Korea’s CJ ENM Pacts With Epic on Game Engine and Virtual Production (EXCLUSIVE)

CJ ENM, the Korean entertainment group behind last year’s “Parasite,” is to build its first real time virtual production studio, having struck a deal with Epic Games, maker of “Fortnite,” to develop virtual production.

The arrangement means using Epic’s ‘Unreal Engine’ game engine technology in CJ ENM’s potential future projects. The studio will be located in Paju, Gyeonggi Province and be equipped with a massive LED wall.

Unreal Engine has established itself as the leading 3D engine used in the development and production of video games. Now, pioneered by series like “The Mandalorian,” virtual production is increasingly being used in film and television production by Hollywood studios.

The technology can efficiently produce high-fidelity real-time rendering and allow actors, cinematographer and VFX staff to work interactively and simultaneously – unlike traditional production where lighting, performance and effects work are done sequentially. Virtual production can also save on crew travel, insert multiple digital backdrops, and simplify pick-up shots without the need to rebuild physical sets.

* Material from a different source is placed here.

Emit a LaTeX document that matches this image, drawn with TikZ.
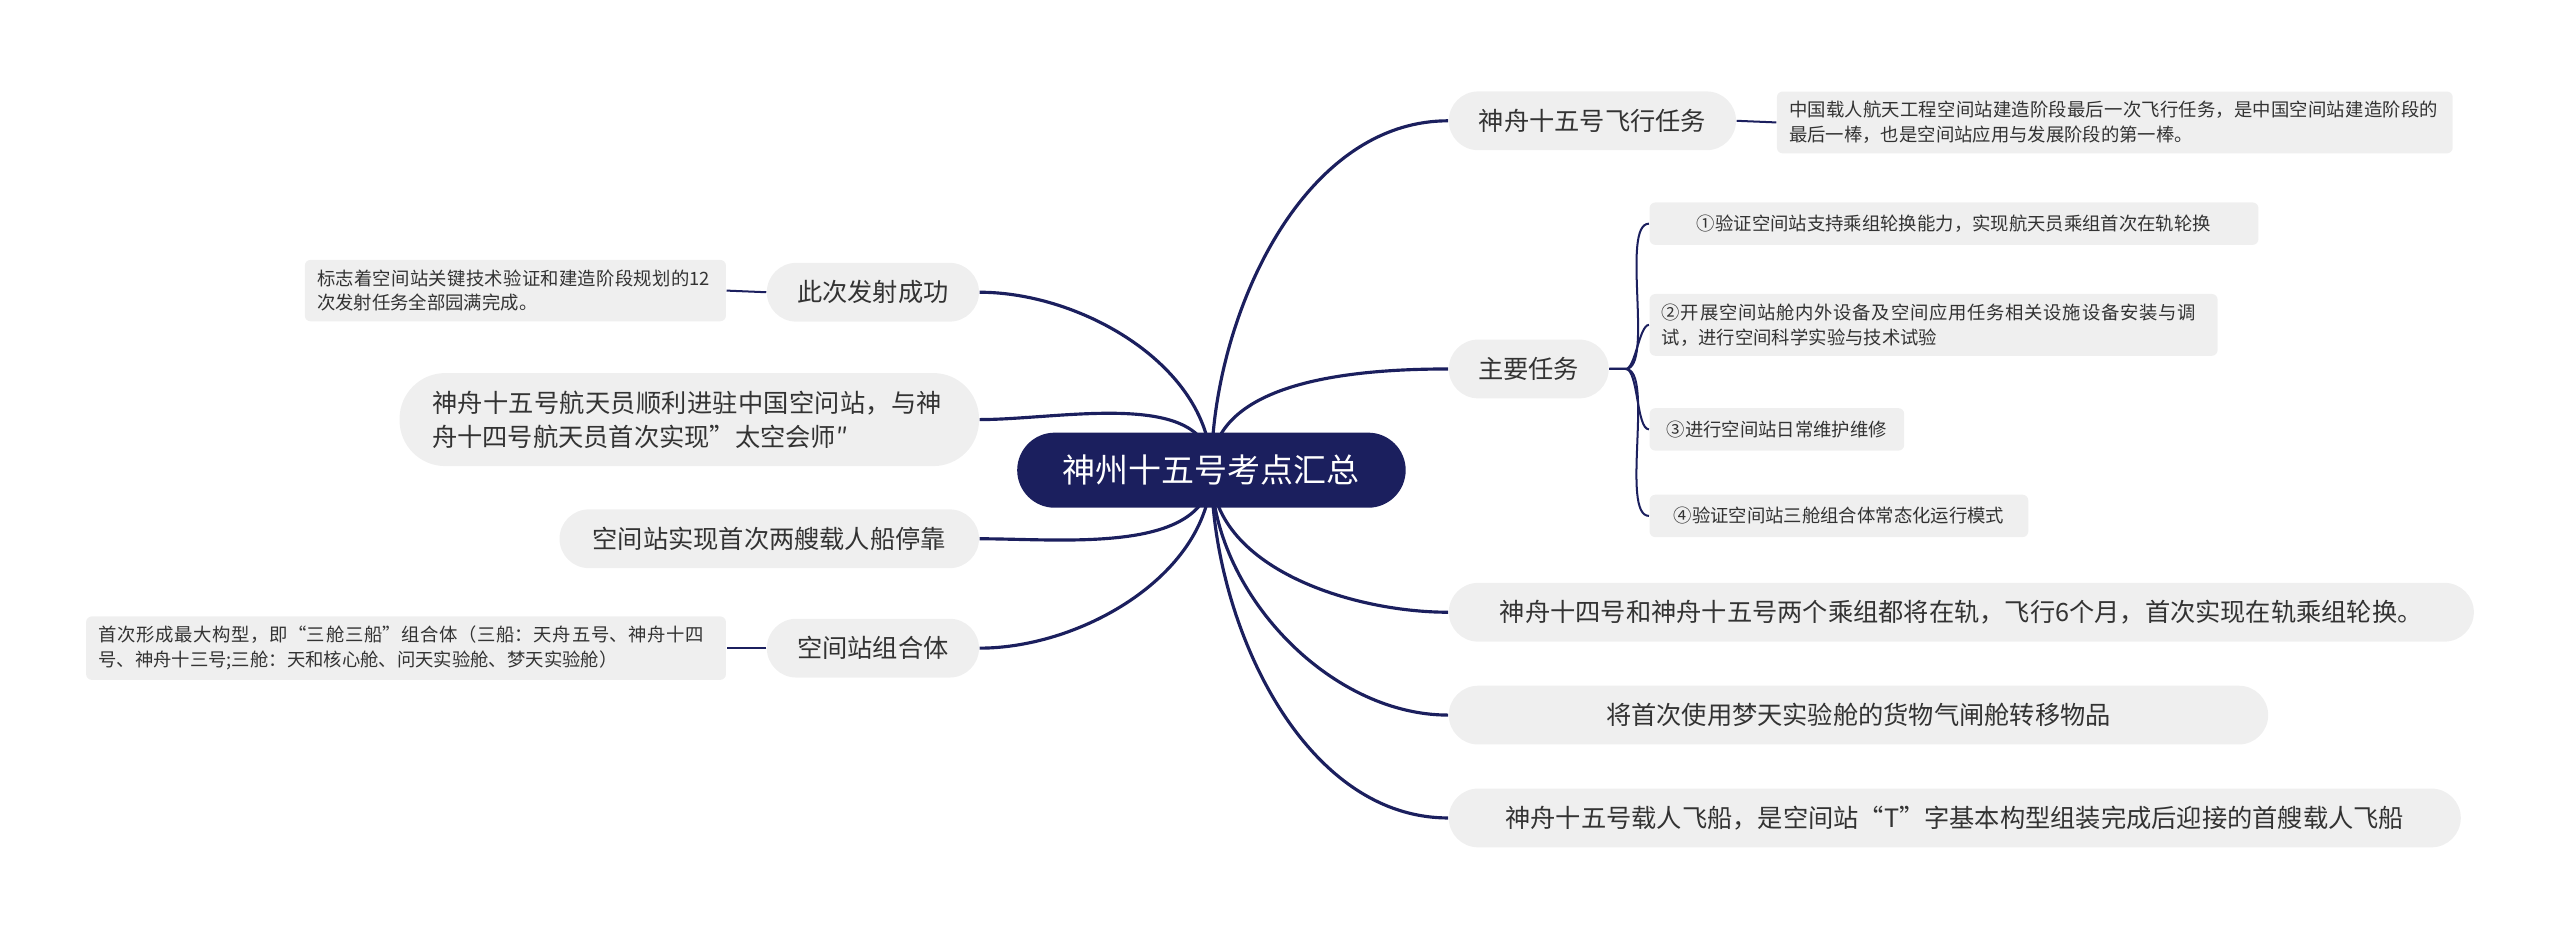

“The use of Unreal Engine will be a huge benefit to our on-set production,” said Kim Sang Yeop, head of CJ ENM’s content R&D center. “In a plethora of media, our effort to bring virtual production will push forward the creation of the next-generation content.”

CJ and its Studio Dragon offshoot have become major producers of Korean TV series that are increasingly being watched by global audiences. Its recent output includes “Crash Landing on You” and “Hotel Del Luna.”

“We hope that CJ ENM’s globally recognized content competence benefits from Unreal Engine to further grow its presence in the global market,” said Ray Park, territory manager of Epic Games Korea.

Leading Hollywood studios have grown increasingly interested in virtual production. Sony last year paid $250 million for a 1.4% strategic stake in Epic Games, valuing the company at nearly $18 billion. A year earlier, Sony bought virtual production startup Nurulize, incorporating it into its Sony Innovation Studios unit.